## WRITTEN PROBLEM
Faithfully return all lines, omitting every embedded picture.

-- start DATA SECTION --

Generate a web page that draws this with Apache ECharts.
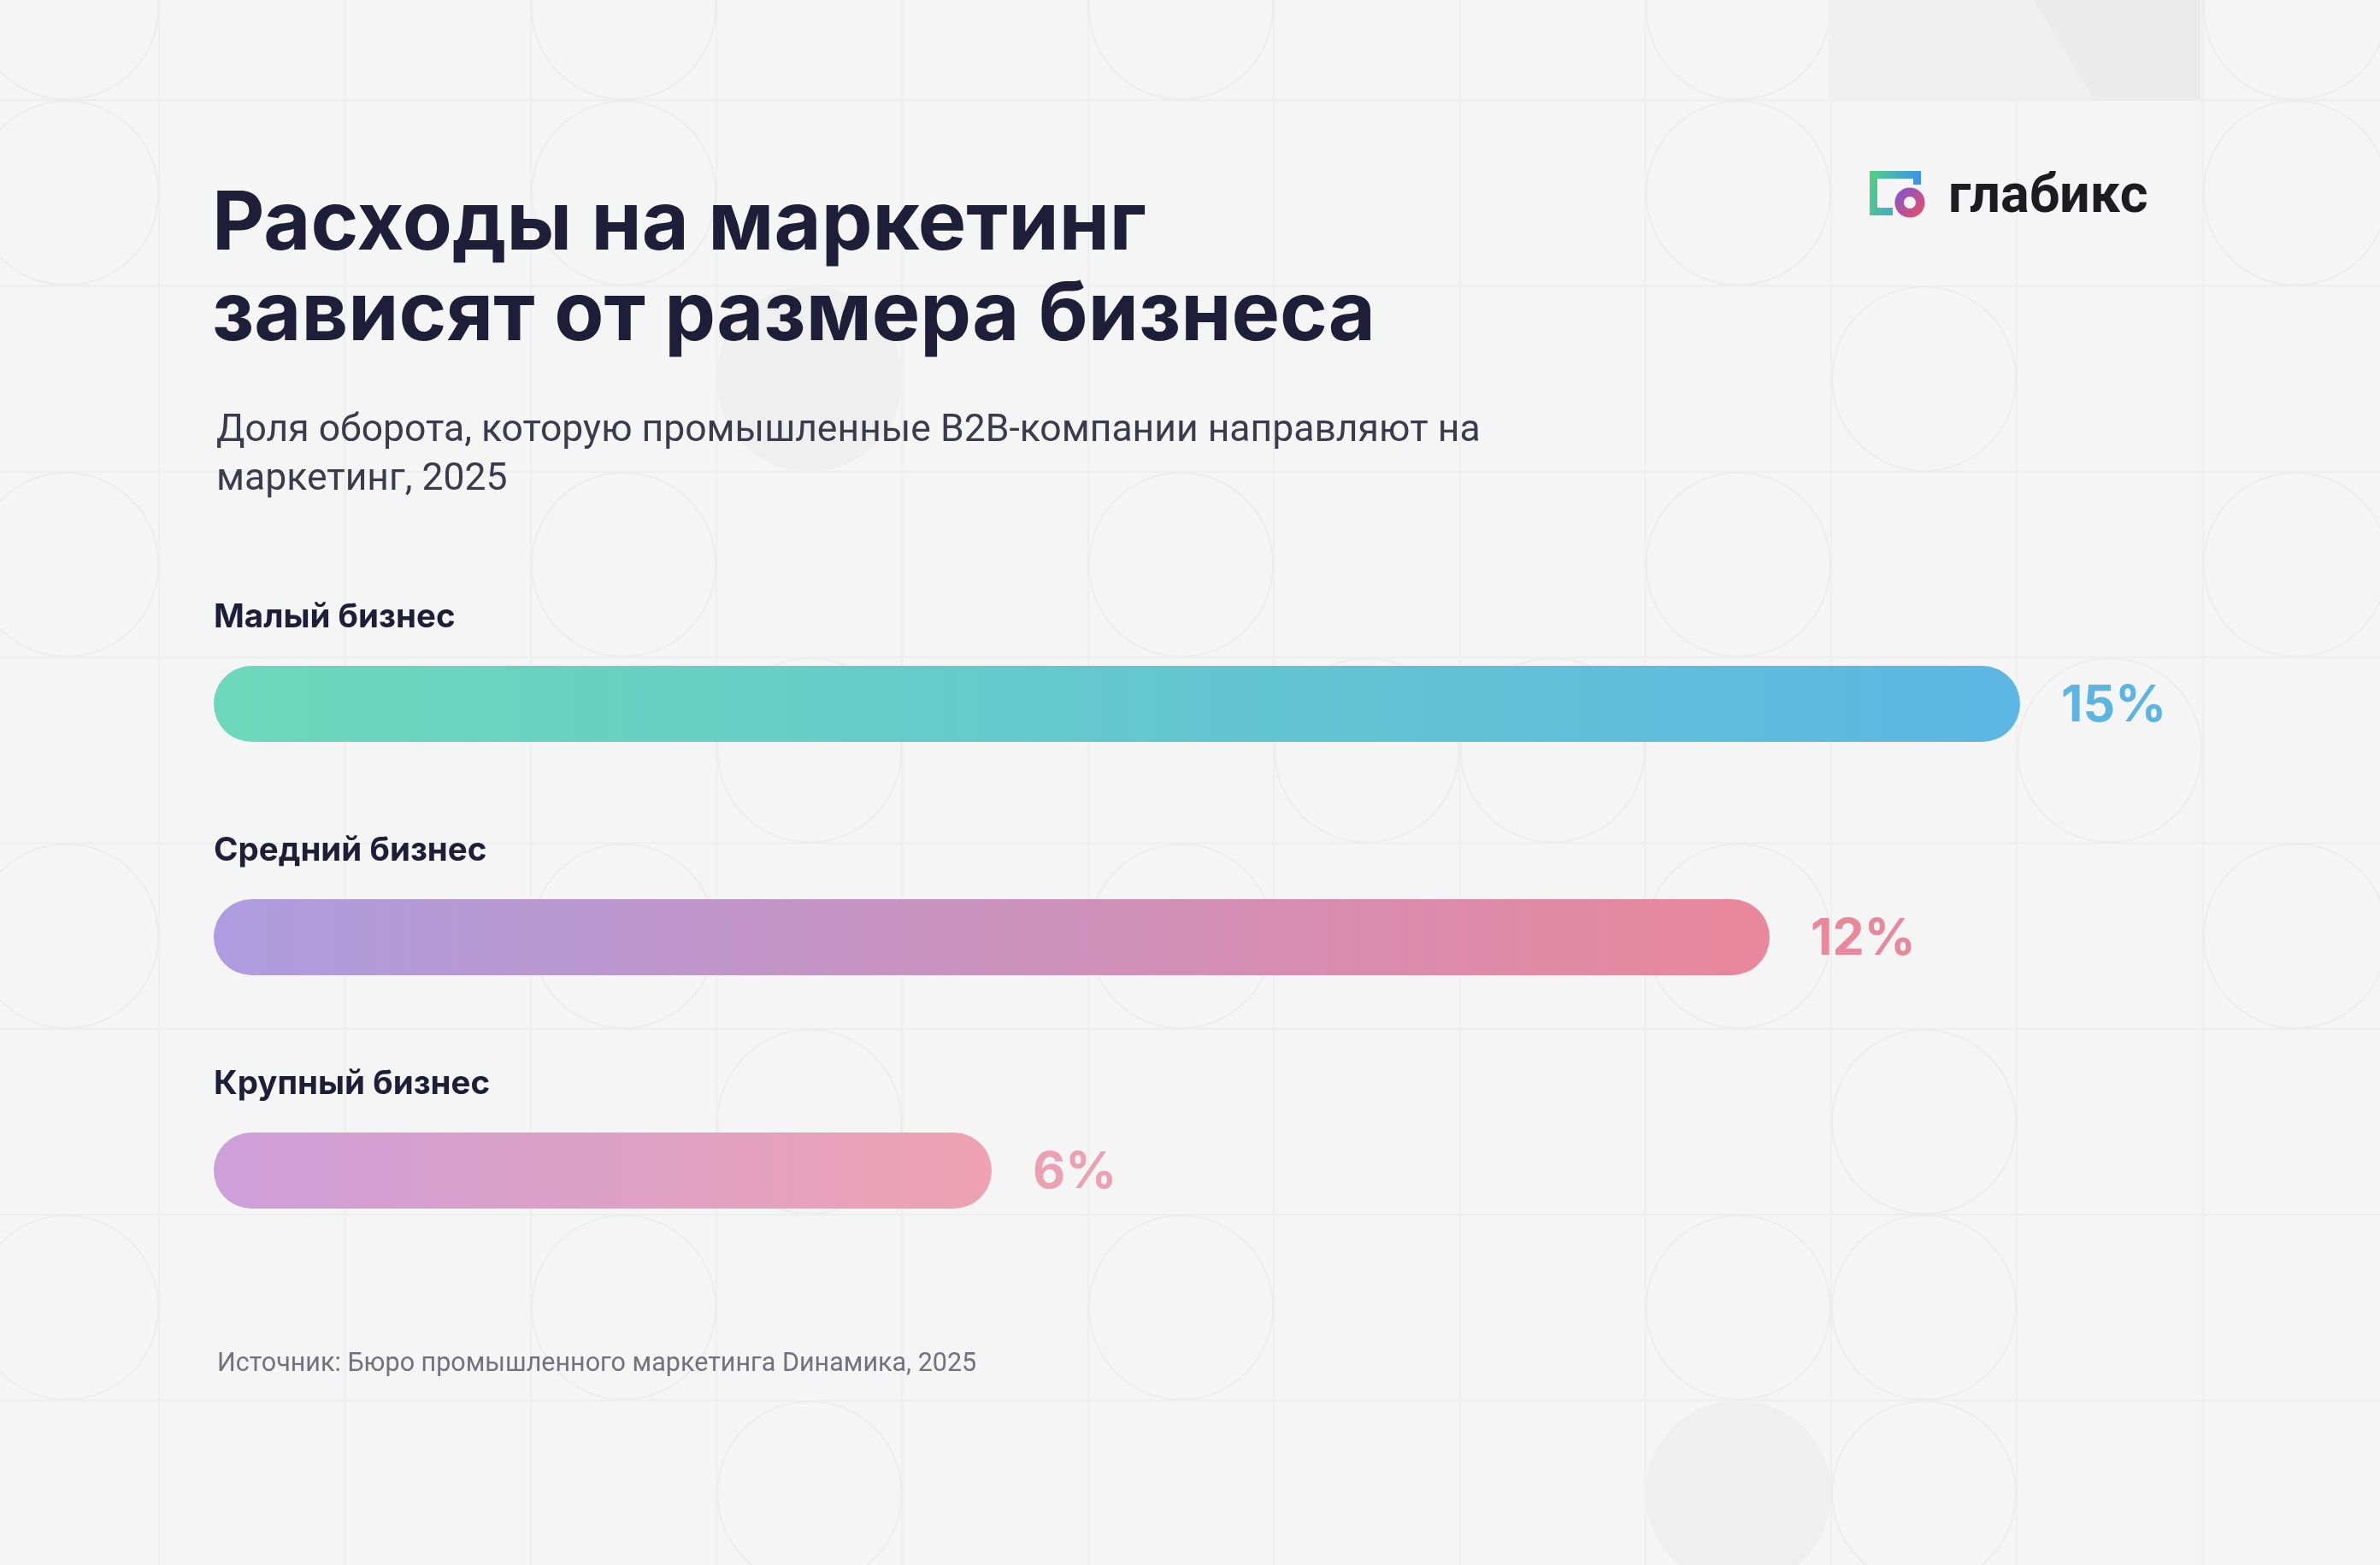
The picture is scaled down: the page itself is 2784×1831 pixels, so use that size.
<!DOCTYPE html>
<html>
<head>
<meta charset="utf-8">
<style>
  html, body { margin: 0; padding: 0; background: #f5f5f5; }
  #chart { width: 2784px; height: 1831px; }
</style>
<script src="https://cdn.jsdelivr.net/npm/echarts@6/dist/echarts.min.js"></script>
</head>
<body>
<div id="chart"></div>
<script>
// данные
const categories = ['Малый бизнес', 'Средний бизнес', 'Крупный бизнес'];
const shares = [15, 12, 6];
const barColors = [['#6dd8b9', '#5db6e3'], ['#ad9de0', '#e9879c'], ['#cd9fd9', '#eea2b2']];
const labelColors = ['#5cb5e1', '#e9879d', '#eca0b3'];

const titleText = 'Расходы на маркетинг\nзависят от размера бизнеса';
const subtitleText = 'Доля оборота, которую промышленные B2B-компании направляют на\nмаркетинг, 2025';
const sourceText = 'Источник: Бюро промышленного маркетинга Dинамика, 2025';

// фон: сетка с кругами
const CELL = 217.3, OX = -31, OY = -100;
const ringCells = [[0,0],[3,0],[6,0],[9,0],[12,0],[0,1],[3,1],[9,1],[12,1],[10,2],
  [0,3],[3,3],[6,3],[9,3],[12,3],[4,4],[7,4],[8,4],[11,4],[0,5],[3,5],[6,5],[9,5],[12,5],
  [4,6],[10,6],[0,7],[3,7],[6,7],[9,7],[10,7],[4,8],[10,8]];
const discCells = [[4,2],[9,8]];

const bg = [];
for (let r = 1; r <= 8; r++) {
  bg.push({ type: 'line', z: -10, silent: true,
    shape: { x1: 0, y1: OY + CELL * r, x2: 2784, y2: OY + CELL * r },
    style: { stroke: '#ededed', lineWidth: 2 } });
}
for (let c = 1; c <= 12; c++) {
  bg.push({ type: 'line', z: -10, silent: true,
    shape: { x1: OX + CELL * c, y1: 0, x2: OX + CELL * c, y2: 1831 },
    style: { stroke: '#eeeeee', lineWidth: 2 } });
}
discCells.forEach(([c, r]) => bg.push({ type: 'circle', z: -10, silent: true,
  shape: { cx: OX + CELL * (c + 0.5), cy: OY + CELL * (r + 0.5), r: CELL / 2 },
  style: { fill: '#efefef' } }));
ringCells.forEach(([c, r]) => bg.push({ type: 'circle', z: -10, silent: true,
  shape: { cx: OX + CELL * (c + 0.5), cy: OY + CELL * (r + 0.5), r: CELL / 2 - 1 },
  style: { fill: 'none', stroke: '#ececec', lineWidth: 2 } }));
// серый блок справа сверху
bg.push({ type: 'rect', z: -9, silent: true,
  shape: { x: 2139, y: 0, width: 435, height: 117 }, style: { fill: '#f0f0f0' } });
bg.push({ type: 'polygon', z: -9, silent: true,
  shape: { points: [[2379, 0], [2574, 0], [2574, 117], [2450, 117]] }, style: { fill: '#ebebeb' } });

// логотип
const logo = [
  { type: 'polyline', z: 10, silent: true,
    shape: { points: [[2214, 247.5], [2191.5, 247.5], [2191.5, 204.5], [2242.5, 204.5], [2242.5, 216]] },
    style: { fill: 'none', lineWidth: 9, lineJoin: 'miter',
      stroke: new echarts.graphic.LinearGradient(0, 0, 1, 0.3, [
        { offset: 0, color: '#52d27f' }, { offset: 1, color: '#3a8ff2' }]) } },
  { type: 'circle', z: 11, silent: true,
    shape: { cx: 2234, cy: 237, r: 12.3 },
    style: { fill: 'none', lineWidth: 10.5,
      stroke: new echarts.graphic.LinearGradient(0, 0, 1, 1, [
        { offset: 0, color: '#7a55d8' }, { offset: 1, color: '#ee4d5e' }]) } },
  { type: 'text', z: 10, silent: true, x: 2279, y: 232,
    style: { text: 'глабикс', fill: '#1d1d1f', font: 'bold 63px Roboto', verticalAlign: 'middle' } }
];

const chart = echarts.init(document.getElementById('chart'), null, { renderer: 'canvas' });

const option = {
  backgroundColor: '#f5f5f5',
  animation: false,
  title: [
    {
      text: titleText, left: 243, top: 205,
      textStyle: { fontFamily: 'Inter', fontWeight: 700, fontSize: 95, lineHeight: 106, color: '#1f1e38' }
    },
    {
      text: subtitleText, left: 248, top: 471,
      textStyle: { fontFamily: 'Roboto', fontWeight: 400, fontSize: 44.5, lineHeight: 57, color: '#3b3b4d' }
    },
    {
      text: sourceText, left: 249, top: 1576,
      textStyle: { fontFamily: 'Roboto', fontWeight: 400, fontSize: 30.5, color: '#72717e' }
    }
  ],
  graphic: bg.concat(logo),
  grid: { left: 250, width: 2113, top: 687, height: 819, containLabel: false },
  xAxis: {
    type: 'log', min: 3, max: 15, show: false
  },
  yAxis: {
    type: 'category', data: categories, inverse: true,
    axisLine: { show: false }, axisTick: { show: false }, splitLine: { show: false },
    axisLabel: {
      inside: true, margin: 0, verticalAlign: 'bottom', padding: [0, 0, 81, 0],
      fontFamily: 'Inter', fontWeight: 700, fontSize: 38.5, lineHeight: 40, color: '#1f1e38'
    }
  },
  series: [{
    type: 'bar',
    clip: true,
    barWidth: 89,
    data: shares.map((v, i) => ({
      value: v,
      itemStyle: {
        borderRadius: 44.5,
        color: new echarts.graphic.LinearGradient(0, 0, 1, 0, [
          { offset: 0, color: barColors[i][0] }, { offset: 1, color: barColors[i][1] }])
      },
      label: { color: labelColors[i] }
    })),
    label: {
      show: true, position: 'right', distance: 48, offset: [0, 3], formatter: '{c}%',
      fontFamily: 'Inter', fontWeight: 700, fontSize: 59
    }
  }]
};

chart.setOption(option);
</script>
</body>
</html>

-- end DATA SECTION --

## SOLUTION TO THIS EXERCISE
Generate a web page that draws this with Apache ECharts.
The picture is scaled down: the page itself is 2784×1831 pixels, so use that size.
<!DOCTYPE html>
<html>
<head>
<meta charset="utf-8">
<style>
  html, body { margin: 0; padding: 0; background: #f5f5f5; }
  #chart { width: 2784px; height: 1831px; }
</style>
<script src="https://cdn.jsdelivr.net/npm/echarts@6/dist/echarts.min.js"></script>
</head>
<body>
<div id="chart"></div>
<script>
// данные
const categories = ['Малый бизнес', 'Средний бизнес', 'Крупный бизнес'];
const shares = [15, 12, 6];
const barColors = [['#6dd8b9', '#5db6e3'], ['#ad9de0', '#e9879c'], ['#cd9fd9', '#eea2b2']];
const labelColors = ['#5cb5e1', '#e9879d', '#eca0b3'];

const titleText = 'Расходы на маркетинг\nзависят от размера бизнеса';
const subtitleText = 'Доля оборота, которую промышленные B2B-компании направляют на\nмаркетинг, 2025';
const sourceText = 'Источник: Бюро промышленного маркетинга Dинамика, 2025';

// фон: сетка с кругами
const CELL = 217.3, OX = -31, OY = -100;
const ringCells = [[0,0],[3,0],[6,0],[9,0],[12,0],[0,1],[3,1],[9,1],[12,1],[10,2],
  [0,3],[3,3],[6,3],[9,3],[12,3],[4,4],[7,4],[8,4],[11,4],[0,5],[3,5],[6,5],[9,5],[12,5],
  [4,6],[10,6],[0,7],[3,7],[6,7],[9,7],[10,7],[4,8],[10,8]];
const discCells = [[4,2],[9,8]];

const bg = [];
for (let r = 1; r <= 8; r++) {
  bg.push({ type: 'line', z: -10, silent: true,
    shape: { x1: 0, y1: OY + CELL * r, x2: 2784, y2: OY + CELL * r },
    style: { stroke: '#ededed', lineWidth: 2 } });
}
for (let c = 1; c <= 12; c++) {
  bg.push({ type: 'line', z: -10, silent: true,
    shape: { x1: OX + CELL * c, y1: 0, x2: OX + CELL * c, y2: 1831 },
    style: { stroke: '#eeeeee', lineWidth: 2 } });
}
discCells.forEach(([c, r]) => bg.push({ type: 'circle', z: -10, silent: true,
  shape: { cx: OX + CELL * (c + 0.5), cy: OY + CELL * (r + 0.5), r: CELL / 2 },
  style: { fill: '#efefef' } }));
ringCells.forEach(([c, r]) => bg.push({ type: 'circle', z: -10, silent: true,
  shape: { cx: OX + CELL * (c + 0.5), cy: OY + CELL * (r + 0.5), r: CELL / 2 - 1 },
  style: { fill: 'none', stroke: '#ececec', lineWidth: 2 } }));
// серый блок справа сверху
bg.push({ type: 'rect', z: -9, silent: true,
  shape: { x: 2139, y: 0, width: 435, height: 117 }, style: { fill: '#f0f0f0' } });
bg.push({ type: 'polygon', z: -9, silent: true,
  shape: { points: [[2379, 0], [2574, 0], [2574, 117], [2450, 117]] }, style: { fill: '#ebebeb' } });

// логотип
const logo = [
  { type: 'polyline', z: 10, silent: true,
    shape: { points: [[2214, 247.5], [2191.5, 247.5], [2191.5, 204.5], [2242.5, 204.5], [2242.5, 216]] },
    style: { fill: 'none', lineWidth: 9, lineJoin: 'miter',
      stroke: new echarts.graphic.LinearGradient(0, 0, 1, 0.3, [
        { offset: 0, color: '#52d27f' }, { offset: 1, color: '#3a8ff2' }]) } },
  { type: 'circle', z: 11, silent: true,
    shape: { cx: 2234, cy: 237, r: 12.3 },
    style: { fill: 'none', lineWidth: 10.5,
      stroke: new echarts.graphic.LinearGradient(0, 0, 1, 1, [
        { offset: 0, color: '#7a55d8' }, { offset: 1, color: '#ee4d5e' }]) } },
  { type: 'text', z: 10, silent: true, x: 2279, y: 232,
    style: { text: 'глабикс', fill: '#1d1d1f', font: 'bold 63px Roboto', verticalAlign: 'middle' } }
];

const chart = echarts.init(document.getElementById('chart'), null, { renderer: 'canvas' });

const option = {
  backgroundColor: '#f5f5f5',
  animation: false,
  title: [
    {
      text: titleText, left: 243, top: 205,
      textStyle: { fontFamily: 'Inter', fontWeight: 700, fontSize: 95, lineHeight: 106, color: '#1f1e38' }
    },
    {
      text: subtitleText, left: 248, top: 471,
      textStyle: { fontFamily: 'Roboto', fontWeight: 400, fontSize: 44.5, lineHeight: 57, color: '#3b3b4d' }
    },
    {
      text: sourceText, left: 249, top: 1576,
      textStyle: { fontFamily: 'Roboto', fontWeight: 400, fontSize: 30.5, color: '#72717e' }
    }
  ],
  graphic: bg.concat(logo),
  grid: { left: 250, width: 2113, top: 687, height: 819, containLabel: false },
  xAxis: {
    type: 'log', min: 3, max: 15, show: false
  },
  yAxis: {
    type: 'category', data: categories, inverse: true,
    axisLine: { show: false }, axisTick: { show: false }, splitLine: { show: false },
    axisLabel: {
      inside: true, margin: 0, verticalAlign: 'bottom', padding: [0, 0, 81, 0],
      fontFamily: 'Inter', fontWeight: 700, fontSize: 38.5, lineHeight: 40, color: '#1f1e38'
    }
  },
  series: [{
    type: 'bar',
    clip: true,
    barWidth: 89,
    data: shares.map((v, i) => ({
      value: v,
      itemStyle: {
        borderRadius: 44.5,
        color: new echarts.graphic.LinearGradient(0, 0, 1, 0, [
          { offset: 0, color: barColors[i][0] }, { offset: 1, color: barColors[i][1] }])
      },
      label: { color: labelColors[i] }
    })),
    label: {
      show: true, position: 'right', distance: 48, offset: [0, 3], formatter: '{c}%',
      fontFamily: 'Inter', fontWeight: 700, fontSize: 59
    }
  }]
};

chart.setOption(option);
</script>
</body>
</html>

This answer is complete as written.